[START OF RECORD LIST]

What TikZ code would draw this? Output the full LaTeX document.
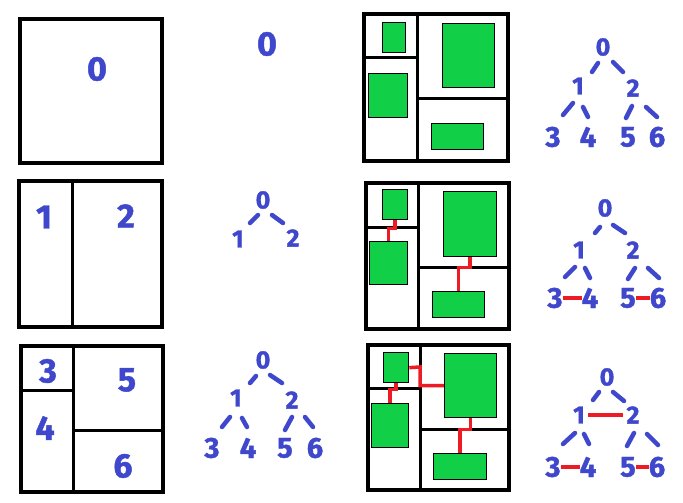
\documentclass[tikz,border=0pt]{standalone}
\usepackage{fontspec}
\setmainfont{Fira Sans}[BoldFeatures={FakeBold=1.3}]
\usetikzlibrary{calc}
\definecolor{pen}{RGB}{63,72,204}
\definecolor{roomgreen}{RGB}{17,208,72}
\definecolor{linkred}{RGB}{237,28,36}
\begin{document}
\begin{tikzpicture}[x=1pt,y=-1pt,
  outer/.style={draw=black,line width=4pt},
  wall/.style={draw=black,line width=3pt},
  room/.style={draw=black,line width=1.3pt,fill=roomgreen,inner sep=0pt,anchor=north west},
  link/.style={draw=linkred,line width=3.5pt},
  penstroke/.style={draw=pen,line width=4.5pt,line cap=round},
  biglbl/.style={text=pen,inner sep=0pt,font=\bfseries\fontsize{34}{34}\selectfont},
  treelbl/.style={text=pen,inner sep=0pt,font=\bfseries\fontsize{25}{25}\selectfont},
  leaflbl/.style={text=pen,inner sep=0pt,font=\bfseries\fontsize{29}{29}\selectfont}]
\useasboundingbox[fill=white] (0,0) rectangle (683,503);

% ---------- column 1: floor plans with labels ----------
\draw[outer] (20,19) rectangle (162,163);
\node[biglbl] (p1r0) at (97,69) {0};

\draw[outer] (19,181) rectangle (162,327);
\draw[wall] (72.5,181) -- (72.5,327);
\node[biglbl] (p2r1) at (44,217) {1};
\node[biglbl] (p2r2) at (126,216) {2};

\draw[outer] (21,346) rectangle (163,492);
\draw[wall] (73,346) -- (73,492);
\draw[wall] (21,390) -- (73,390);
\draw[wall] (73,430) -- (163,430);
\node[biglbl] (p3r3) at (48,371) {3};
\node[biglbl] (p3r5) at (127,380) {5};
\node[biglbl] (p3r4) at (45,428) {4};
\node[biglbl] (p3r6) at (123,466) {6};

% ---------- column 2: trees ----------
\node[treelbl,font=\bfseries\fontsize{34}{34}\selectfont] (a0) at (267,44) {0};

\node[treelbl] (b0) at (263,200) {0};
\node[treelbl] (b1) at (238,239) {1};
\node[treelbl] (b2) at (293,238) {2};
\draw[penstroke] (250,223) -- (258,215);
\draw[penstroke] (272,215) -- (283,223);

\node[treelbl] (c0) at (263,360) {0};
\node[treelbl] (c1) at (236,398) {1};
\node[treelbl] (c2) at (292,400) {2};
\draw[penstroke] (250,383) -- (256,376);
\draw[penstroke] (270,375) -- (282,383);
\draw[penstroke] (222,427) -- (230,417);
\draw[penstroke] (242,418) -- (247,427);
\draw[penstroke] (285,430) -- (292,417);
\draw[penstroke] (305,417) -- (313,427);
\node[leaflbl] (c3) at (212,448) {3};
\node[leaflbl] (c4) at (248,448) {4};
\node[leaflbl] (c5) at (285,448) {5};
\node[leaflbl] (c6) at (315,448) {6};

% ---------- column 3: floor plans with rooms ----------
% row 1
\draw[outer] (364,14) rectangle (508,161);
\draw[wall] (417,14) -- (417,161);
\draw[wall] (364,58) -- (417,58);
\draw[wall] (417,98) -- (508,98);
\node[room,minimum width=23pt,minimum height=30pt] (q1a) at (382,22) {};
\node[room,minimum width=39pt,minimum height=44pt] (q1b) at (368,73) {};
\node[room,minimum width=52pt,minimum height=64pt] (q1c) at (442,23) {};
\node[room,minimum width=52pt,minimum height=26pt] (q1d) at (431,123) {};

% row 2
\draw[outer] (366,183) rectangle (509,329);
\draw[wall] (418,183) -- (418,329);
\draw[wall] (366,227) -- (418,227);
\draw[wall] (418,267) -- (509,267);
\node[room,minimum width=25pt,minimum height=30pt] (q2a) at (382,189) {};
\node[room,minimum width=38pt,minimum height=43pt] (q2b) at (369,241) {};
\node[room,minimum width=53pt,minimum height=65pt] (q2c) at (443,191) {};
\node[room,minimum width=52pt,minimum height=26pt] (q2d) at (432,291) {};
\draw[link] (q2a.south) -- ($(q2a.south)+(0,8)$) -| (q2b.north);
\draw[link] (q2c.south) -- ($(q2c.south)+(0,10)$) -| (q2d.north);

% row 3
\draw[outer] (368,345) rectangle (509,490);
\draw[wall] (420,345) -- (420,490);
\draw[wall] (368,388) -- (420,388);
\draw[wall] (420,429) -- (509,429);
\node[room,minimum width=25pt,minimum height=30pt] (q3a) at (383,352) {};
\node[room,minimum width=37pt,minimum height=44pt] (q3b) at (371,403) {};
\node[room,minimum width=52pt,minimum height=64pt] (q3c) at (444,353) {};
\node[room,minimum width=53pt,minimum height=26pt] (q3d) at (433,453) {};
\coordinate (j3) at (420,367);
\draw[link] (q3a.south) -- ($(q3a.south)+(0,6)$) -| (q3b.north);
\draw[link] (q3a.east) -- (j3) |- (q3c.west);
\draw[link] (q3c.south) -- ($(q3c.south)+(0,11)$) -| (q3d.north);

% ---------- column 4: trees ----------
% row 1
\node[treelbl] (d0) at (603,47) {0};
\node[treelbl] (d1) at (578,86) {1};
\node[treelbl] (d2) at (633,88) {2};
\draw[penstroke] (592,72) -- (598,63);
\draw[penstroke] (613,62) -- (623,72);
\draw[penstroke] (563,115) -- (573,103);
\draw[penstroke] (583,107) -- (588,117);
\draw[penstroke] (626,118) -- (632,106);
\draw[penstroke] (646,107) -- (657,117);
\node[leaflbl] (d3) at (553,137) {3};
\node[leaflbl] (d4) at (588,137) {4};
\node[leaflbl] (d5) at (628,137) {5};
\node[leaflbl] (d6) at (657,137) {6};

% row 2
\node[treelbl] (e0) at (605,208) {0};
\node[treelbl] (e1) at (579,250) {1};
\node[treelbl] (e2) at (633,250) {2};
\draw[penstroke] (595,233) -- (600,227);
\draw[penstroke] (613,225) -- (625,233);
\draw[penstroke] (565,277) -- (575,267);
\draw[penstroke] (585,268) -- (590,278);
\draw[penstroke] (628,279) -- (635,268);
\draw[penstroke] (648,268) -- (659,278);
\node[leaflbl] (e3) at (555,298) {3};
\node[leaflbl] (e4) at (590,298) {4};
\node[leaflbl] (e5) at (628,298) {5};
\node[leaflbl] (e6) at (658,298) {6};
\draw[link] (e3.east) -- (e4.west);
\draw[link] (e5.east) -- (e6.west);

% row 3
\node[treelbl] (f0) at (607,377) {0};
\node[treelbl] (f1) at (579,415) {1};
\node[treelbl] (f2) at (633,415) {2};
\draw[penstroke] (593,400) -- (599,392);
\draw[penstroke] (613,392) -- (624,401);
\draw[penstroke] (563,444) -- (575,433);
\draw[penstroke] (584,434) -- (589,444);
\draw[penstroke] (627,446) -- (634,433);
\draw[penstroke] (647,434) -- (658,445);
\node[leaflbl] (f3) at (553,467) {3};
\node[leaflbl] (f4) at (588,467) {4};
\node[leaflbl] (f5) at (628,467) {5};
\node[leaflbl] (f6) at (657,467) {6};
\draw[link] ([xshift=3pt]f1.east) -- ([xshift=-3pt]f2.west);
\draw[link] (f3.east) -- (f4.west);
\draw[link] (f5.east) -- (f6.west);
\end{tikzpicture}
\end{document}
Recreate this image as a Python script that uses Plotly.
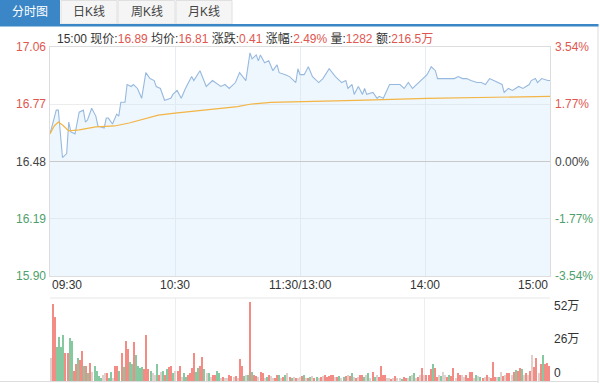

[END OF RECORD LIST]

--- WHAT TO WORK ON ---
Write out an exact copy of the listing, first line through the line containing "(0,0) rectangle (683,503);", with the pictures left out.

--- RESPONSE TO THIS EXERCISE ---
What TikZ code would draw this? Output the full LaTeX document.
\documentclass[tikz,border=0pt]{standalone}
\usepackage{fontspec}
\setmainfont{Fira Sans}[BoldFeatures={FakeBold=1.3}]
\usetikzlibrary{calc}
\definecolor{pen}{RGB}{63,72,204}
\definecolor{roomgreen}{RGB}{17,208,72}
\definecolor{linkred}{RGB}{237,28,36}
\begin{document}
\begin{tikzpicture}[x=1pt,y=-1pt,
  outer/.style={draw=black,line width=4pt},
  wall/.style={draw=black,line width=3pt},
  room/.style={draw=black,line width=1.3pt,fill=roomgreen,inner sep=0pt,anchor=north west},
  link/.style={draw=linkred,line width=3.5pt},
  penstroke/.style={draw=pen,line width=4.5pt,line cap=round},
  biglbl/.style={text=pen,inner sep=0pt,font=\bfseries\fontsize{34}{34}\selectfont},
  treelbl/.style={text=pen,inner sep=0pt,font=\bfseries\fontsize{25}{25}\selectfont},
  leaflbl/.style={text=pen,inner sep=0pt,font=\bfseries\fontsize{29}{29}\selectfont}]
\useasboundingbox[fill=white] (0,0) rectangle (683,503);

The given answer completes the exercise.